The high-performance testing and development engineers at TOYOTA Motorsport GmbH (TMG) have joined forces with the University of Sheffield’s Advanced Manufacturing Research Centre (AMRC) to remain at the front of the automotive technology grid.
TMG, whose parent company is Toyota Motor Corporation, has built its reputation in motorsport via World Rally, Formula 1 and now the FIA World Endurance Championship, which includes the Le Mans 24 Hours.
In parallel to its motorsport activities, TMG also carries out on a wide range of automotive projects and to enhance its knowledge base joined the AMRC as a Tier 2 partner with a focus on research and development of lightweight materials.

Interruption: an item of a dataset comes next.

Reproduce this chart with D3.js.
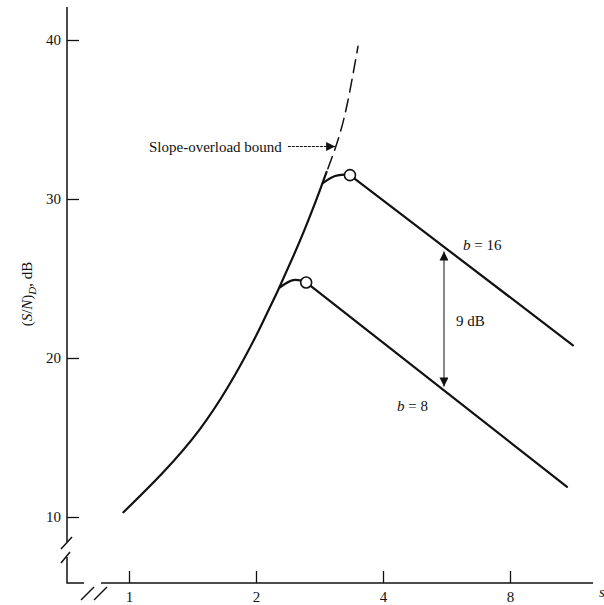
<!DOCTYPE html>
<html>
<head>
<meta charset="utf-8">
<script src="https://cdn.jsdelivr.net/npm/d3@7"></script>
<style>
	body{margin:0;background:#fff;}
	svg text{font-family:"Liberation Serif","DejaVu Serif",serif;fill:#111;}
</style>
</head>
<body>
<div id="chart"></div>
<script>
//データ
const xTicks = [1, 2, 4, 8];
const yTicks = [10, 20, 30, 40];
//slope-overload bound（実線部分と破線部分）
const boundSolid = [[0.97,10.3],[1.47,15.5],[2.045,21.9],[2.6,28.0],[2.94,31.7]];
const boundDashed = [[2.96,31.9],[3.11,33.5],[3.28,35.8],[3.49,39.6]];
//曲線の肩
const capB16 = [[2.88,31.0],[3.08,31.45],[3.34,31.55]];
const capB8 = [[2.28,24.45],[2.45,24.9],[2.63,24.8]];
//granular部分（直線）
const lineB16 = [[3.34,31.5],[11.28,20.8]];
const lineB8 = [[2.63,24.75],[10.92,11.9]];
const peaks = [[3.34,31.5],[2.63,24.75]];
const gapArrow = [[5.58,26.7],[5.58,18.2]];
const boundArrow = [[2.38,33.3],[3.08,33.3]];

const width = 604, height = 605;

const svg = d3.select("#chart").append("svg")
	.attr("width", width)
	.attr("height", height);

const x = d3.scaleLog().base(2).domain([1, 8]).range([129, 510]);
const y = d3.scaleLinear().domain([10, 40]).range([517, 40]);

const axisX0 = 67, axisY0 = 583;

//矢印マーカー
const defs = svg.append("defs");
defs.append("marker")
	.attr("id", "head")
	.attr("viewBox", "0 0 10 10")
	.attr("refX", 10).attr("refY", 5)
	.attr("markerWidth", 11).attr("markerHeight", 9)
	.attr("markerUnits", "userSpaceOnUse")
	.attr("orient", "auto-start-reverse")
	.append("path")
	.attr("d", "M0,0L10,5L0,10Z")
	.attr("fill", "#111");

//軸（途中に省略記号あり）
const axisG = svg.append("g").attr("stroke", "#111").attr("stroke-width", 1.5).attr("fill", "none");
axisG.append("path").attr("d", `M${axisX0},7V542`);
axisG.append("path").attr("d", "M61,549L72,537");
axisG.append("path").attr("d", "M61,563L70,552");
axisG.append("path").attr("d", `M${axisX0},557V${axisY0}H84`);
axisG.append("path").attr("d", "M81,600L94,587");
axisG.append("path").attr("d", "M94,600L107,587");
axisG.append("path").attr("d", `M101,${axisY0}H593`);

//目盛り
const yAxis = d3.axisLeft(y).tickValues(yTicks).tickSize(-12).tickPadding(6).tickFormat(d3.format("d"));
const gy = svg.append("g").attr("transform", `translate(${axisX0},0)`).call(yAxis);
gy.select(".domain").remove();
gy.selectAll(".tick line").attr("stroke", "#111").attr("stroke-width", 1.3);
gy.selectAll(".tick text").attr("font-size", 15).attr("font-family", "Liberation Serif").attr("fill", "#111");

const xAxis = d3.axisBottom(x).tickValues(xTicks).tickSize(-12).tickPadding(8).tickFormat(d3.format("d"));
const gx = svg.append("g").attr("transform", `translate(0,${axisY0})`).call(xAxis);
gx.select(".domain").remove();
gx.selectAll(".tick line").attr("stroke", "#111").attr("stroke-width", 1.3);
gx.selectAll(".tick text").attr("font-size", 15).attr("font-family", "Liberation Serif").attr("fill", "#111");

//軸ラベル
svg.append("text")
	.attr("x", 599).attr("y", 597)
	.attr("font-size", 15).attr("font-style", "italic")
	.text("s");

const yl = svg.append("text")
	.attr("transform", "translate(32,294) rotate(-90)")
	.attr("text-anchor", "middle")
	.attr("font-size", 15);
yl.append("tspan").text("(");
yl.append("tspan").attr("font-style", "italic").text("S");
yl.append("tspan").text("/");
yl.append("tspan").attr("font-style", "italic").text("N");
yl.append("tspan").text(")");
yl.append("tspan").attr("font-style", "italic").attr("font-size", 11).attr("dy", 4).text("D");
yl.append("tspan").attr("dy", -4).text(", dB");

//曲線
const line = d3.line().x(d => x(d[0])).y(d => y(d[1]));
const smooth = d3.line().x(d => x(d[0])).y(d => y(d[1])).curve(d3.curveNatural);
const curve = d3.line().x(d => x(d[0])).y(d => y(d[1])).curve(d3.curveCatmullRom);

const plot = svg.append("g").attr("fill", "none").attr("stroke", "#111").attr("stroke-linecap", "round");
plot.append("path").attr("d", smooth(boundSolid)).attr("stroke-width", 2.2);
plot.append("path").attr("d", smooth(boundDashed)).attr("stroke-width", 1.5).attr("stroke-dasharray", "13,7");
plot.append("path").attr("d", curve(capB16)).attr("stroke-width", 2.2);
plot.append("path").attr("d", curve(capB8)).attr("stroke-width", 2.2);
plot.append("path").attr("d", line(lineB16)).attr("stroke-width", 2.2);
plot.append("path").attr("d", line(lineB8)).attr("stroke-width", 2.2);

svg.selectAll(".peak")
	.data(peaks)
	.enter()
	.append("circle")
	.attr("class", "peak")
	.attr("cx", d => x(d[0]))
	.attr("cy", d => y(d[1]))
	.attr("r", 5.5)
	.attr("fill", "#fff")
	.attr("stroke", "#111")
	.attr("stroke-width", 1.6);

//矢印
svg.append("path")
	.attr("d", line(gapArrow))
	.attr("stroke", "#111").attr("stroke-width", 1).attr("fill", "none")
	.attr("marker-start", "url(#head)")
	.attr("marker-end", "url(#head)");
svg.append("path")
	.attr("d", line(boundArrow))
	.attr("stroke", "#111").attr("stroke-width", 1).attr("stroke-dasharray", "3,1").attr("fill", "none")
	.attr("marker-end", "url(#head)");

//注記
svg.append("text")
	.attr("x", x(boundArrow[0][0]) - 6).attr("y", y(boundArrow[0][1]) + 5)
	.attr("text-anchor", "end").attr("font-size", 15)
	.text("Slope-overload bound");

svg.append("text")
	.attr("x", 456).attr("y", 326)
	.attr("font-size", 15)
	.text("9 dB");

const t16 = svg.append("text").attr("x", 463).attr("y", 250).attr("font-size", 15);
t16.append("tspan").attr("font-style", "italic").text("b");
t16.append("tspan").text(" = 16");

const t8 = svg.append("text").attr("x", 397).attr("y", 411).attr("font-size", 15);
t8.append("tspan").attr("font-style", "italic").text("b");
t8.append("tspan").text(" = 8");
</script>
</body>
</html>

The company, which has its own facilities for CNC, composites and additive manufacturing, will therefore put itself at the front of the pack when it comes to keeping track of the latest trends in materials and manufacturing techniques.
Professor Keith Ridgway, Executive Dean of the AMRC, says TMG is a superb new addition to the AMRC’s stable of high-performing, high-value automotive manufacturers who are looking to stay in pole position with the use of novel materials and cutting-edge light weighting processes.
“I’m extremely pleased the AMRC is working closely with TMG, which is part of the world’s number one endurance racing team – winners of the recent Le Mans 24 Hours event. This is further proof that the Sheffield City Region’s Global Innovation Corridor is the come-to-place for manufacturers who want to take on the world’s best and win.
“The AMRC now has a global reputation for its expertise not just in the development of new composites and processes but also within the increasingly important arena of lightweighting where we lead the way.
“It will be fascinating to work closely with a company involved in high-level motorsport. Like us, they want to make things faster, leaner and cleaner.”
Ben Kitcher, Head of Automotive Strategy at the AMRC, said the partnership consolidates the AMRC’s reputation for using Industry 4.0 technologies to drive changes in performance.
He added: “We will be looking for opportunities to apply horizontal innovation – transferring technology from one sector to another. We’ll be applying innovative technology from other industries to inject fresh ideas and processes into motorsport, as well as setting out a collaborative roadmap of where new technologies will be delivered to motorsport.”